5 Essential Tips To Avoid Losing Your Tax Refund In Bankruptcy.
Contributed by Stuart Parker from DebtCC.
For many Americans, tax time is something to look forward to. Most bankruptcy clients are used to getting a large tax refund each year that helps pay for many delayed expenditures. Clients often want to know if their tax refund could be at risk in a bankruptcy case. Although it is possible for a bankruptcy trustee to require turnover of a tax refund, in most Chapter 7 cases a tax refund can be claimed exempt. In Chapter 13 cases, many times turnover of the yearly tax refund is a standard part of the Chapter 13 repayment terms. Here are five important points regarding tax refunds and bankruptcy:
The bankruptcy Trustee can request the IRS or FTB turnover your tax refund directly. This means the refund may go straight to the bankruptcy Trustee. If you receive the refund, it does not mean that it’s automatically safe as the Trustee can request the Debtor turnover the refund as well. As discussed above, if the refund is claimed exempt in a Chapter 7 case, turnover will not be required.

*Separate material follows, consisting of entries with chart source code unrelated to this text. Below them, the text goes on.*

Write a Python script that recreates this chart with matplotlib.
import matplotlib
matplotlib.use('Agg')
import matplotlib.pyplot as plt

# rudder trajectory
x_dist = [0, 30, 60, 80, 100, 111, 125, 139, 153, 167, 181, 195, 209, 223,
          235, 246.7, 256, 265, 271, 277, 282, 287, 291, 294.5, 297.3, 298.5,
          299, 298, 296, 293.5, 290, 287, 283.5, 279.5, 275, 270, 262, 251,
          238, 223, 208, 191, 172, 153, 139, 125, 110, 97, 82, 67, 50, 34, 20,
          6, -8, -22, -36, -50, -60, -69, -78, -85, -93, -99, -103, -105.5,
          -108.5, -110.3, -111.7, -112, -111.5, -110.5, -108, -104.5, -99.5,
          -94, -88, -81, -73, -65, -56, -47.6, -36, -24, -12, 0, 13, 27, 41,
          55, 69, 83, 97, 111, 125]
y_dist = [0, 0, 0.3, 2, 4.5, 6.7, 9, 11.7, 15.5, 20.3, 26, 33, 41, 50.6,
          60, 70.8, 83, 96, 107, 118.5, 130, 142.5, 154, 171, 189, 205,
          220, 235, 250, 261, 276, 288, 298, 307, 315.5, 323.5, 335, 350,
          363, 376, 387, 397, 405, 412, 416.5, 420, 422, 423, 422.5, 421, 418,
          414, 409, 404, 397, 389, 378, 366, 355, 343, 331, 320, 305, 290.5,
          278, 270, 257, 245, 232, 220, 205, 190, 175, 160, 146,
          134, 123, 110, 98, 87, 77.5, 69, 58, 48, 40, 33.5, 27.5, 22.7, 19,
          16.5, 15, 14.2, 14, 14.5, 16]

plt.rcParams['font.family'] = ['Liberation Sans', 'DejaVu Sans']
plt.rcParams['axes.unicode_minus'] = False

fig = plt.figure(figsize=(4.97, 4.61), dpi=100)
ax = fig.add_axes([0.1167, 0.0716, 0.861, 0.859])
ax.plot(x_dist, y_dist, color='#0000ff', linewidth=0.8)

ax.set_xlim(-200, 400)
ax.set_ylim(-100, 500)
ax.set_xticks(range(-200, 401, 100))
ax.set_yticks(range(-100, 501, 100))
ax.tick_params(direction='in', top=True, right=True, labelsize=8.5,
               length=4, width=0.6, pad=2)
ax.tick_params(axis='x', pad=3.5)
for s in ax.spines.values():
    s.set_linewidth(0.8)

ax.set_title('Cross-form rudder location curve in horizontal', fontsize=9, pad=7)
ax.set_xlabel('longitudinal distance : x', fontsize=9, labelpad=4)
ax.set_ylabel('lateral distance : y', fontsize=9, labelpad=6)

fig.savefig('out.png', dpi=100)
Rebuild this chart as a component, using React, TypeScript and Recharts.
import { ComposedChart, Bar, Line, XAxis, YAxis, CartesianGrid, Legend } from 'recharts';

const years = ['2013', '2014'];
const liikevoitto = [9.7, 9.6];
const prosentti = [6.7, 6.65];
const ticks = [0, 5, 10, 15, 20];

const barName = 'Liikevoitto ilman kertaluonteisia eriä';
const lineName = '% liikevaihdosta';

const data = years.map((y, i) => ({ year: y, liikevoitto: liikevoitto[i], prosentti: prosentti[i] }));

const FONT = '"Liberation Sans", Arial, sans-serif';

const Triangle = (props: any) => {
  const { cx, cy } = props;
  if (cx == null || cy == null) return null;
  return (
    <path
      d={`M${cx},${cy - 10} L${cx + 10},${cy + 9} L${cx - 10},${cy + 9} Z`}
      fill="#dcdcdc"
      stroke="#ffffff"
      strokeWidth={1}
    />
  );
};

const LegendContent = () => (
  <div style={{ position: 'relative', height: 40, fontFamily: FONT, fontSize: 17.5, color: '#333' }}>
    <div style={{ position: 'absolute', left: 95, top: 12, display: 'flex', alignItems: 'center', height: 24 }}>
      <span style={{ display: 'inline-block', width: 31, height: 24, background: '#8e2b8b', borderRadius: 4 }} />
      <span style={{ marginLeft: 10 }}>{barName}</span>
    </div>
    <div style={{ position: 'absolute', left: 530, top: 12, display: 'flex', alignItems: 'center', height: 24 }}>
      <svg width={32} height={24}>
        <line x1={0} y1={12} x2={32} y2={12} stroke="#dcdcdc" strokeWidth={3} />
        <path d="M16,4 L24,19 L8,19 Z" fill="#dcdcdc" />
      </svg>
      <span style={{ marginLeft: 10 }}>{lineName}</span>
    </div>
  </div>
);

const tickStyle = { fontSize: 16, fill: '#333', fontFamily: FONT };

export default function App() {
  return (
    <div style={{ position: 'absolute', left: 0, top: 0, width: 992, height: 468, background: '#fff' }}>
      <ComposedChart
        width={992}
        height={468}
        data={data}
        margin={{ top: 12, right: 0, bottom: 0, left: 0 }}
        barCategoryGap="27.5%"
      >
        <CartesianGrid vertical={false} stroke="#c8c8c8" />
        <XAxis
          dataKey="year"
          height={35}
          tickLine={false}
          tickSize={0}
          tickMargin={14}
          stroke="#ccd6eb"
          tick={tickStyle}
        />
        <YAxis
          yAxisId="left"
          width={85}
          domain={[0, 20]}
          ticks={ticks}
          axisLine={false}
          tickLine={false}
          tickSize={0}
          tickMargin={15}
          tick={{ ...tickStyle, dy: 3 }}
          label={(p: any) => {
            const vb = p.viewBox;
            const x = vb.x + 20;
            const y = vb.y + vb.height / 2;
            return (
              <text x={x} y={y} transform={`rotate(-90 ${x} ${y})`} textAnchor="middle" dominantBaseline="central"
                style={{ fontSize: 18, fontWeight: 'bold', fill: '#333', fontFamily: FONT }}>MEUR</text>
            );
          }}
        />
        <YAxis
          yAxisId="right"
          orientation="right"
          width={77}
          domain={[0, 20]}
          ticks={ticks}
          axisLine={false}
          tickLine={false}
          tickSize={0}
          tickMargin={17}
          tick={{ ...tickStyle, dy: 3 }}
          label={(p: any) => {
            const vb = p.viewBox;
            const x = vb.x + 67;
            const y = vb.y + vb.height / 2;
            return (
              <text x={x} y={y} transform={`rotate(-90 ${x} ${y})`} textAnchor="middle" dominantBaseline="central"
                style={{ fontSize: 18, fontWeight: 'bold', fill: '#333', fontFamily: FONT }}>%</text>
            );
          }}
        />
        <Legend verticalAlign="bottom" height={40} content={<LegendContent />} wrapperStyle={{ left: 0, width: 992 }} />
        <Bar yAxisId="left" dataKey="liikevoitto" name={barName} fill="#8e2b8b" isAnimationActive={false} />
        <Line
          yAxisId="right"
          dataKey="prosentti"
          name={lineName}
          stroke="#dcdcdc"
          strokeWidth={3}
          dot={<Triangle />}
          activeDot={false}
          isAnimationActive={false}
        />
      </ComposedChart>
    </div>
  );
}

A tax refund is an asset, regardless of whether you have received it. When filing a bankruptcy case, an anticipated tax refund should be listed on Schedule B and claimed exempt on Schedule C. Failing to list a tax refund as an asset would allow the bankruptcy Trustee to seize it.
If you receive a larger tax refund than the amount you claimed exempt, you have a duty to inform the bankruptcy Trustee assigned to your case. A larger than anticipated refund does not necessarily mean the difference will be forfeited. It may be additionally claimed exempt through amending the bankruptcy schedules.
Not all Chapter 13 debtors must turnover their tax refund. Policies on tax refund turnover vary based on jurisdictions. In some locations, Chapter 13 plans do not routinely include turnover of tax refunds. Whether you will have to turnover a tax refund in a Chapter 13 case is a question for an experienced local bankruptcy attorney.
You must timely prepare and file your tax returns. The bankruptcy code requires that you provide the bankruptcy Trustee assigned to your case copies of your recently filed tax returns. Most Trustees will also verify under oath that you have filed all income tax returns as they’ve come due. Many Trustees will keep a case open if a tax return is pending and require it be filed prior to allowing the case to close.
Keep these rules in mind if you are thinking about filing bankruptcy. An experienced bankruptcy attorney can advise you as to specific plans to keep your refund safe in a bankruptcy case. Improper planning, however, can lead to loss of a tax refund so make sure to plan ahead and get qualified advice from a bankruptcy attorney.